Herr Präsident, meine sehr geehrten Damen und Herren! Ich will es gleich vorwegnehmen: Nach meiner Sicht der Dinge besteht für eine Aussetzung des Rückübernahmeabkommens oder auch für einen Abschiebestopp keinerlei Anlass. Herr van Ooyen, ich empfinde mich dennoch nicht als Rassist.

(Beifall bei der CDU und der FDP)

Ich empfinde mich deswegen nicht als Rassist, weil – wenn Sie der Innenministerkonferenz in den vergangenen Wochen und Monaten gefolgt sind – sehr klar geworden ist, dass wir uns mit der Lage insbesondere von hier geduldeten Jugendlichen sehr human, sehr intensiv und sehr an der Sache orientiert auseinandergesetzt haben. Das hat es so noch nie gegeben, dass die Bundesländer eine solche Entscheidung getroffen haben. Das ist auch das, was wir tun können und tun sollten. Das geht auch in die Richtung, was Herr Roth angemahnt hat, sich in Einzelfällen die Dinge anzuschauen und entsprechend zu entscheiden.

Wir werden eine generelle Regelung noch treffen. Das kommt noch zustande. In dem Zusammenhang, in dem Sie diese Debatte führen, besteht für einen Abschiebestopp für Kosovaren kein Anlass. Es besteht deswegen kein Anlass, weil nach den Erkenntnissen, die uns vorliegen, die Situation der Minderheitsangehörigen, insbesondere auch die der Roma, in der Republik Kosovo längst nicht so kritisch ist, wie Sie sie hier skizzieren. Ich finde, Sie haben eine Art Zerrbild gezeichnet. Die Situation ist nicht gut, sie ist nicht so, wie sie in Wiesbaden ist. Das ist keine Frage, darüber müssen wir nicht diskutieren. Sie haben aber ein Zerrbild gezeichnet, das so nicht zutrifft.
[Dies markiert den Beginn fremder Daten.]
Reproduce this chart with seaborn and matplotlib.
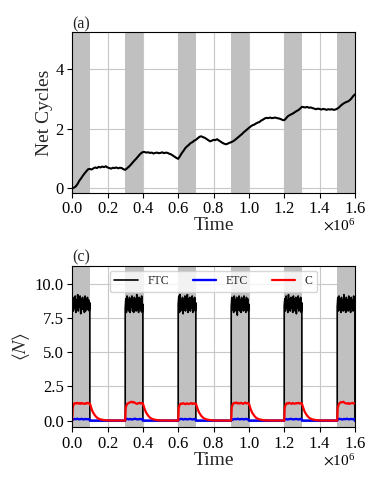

(Beifall bei der CDU und der FDP)

So sieht es auch der aktuelle Lagebericht des Auswärtigen Amts über die asyl- und abschieberelevante Lage in der Republik Kosovo. Es gibt auch keine Berichte, die uns vorliegen, die eine solche Maßnahme, wie Sie sie fordern, rechtfertigen würden. Es gibt im Moment keine Veranlassung, anders zu handeln, als ich es dargestellt habe. Es mag sein, dass durch den einen oder anderen Medienbericht,

der bildhaft aufgemacht worden ist, ein anderer Eindruck entstanden ist. Mit der Realität hat das nicht viel zu tun. Auch das muss man zur Kenntnis nehmen.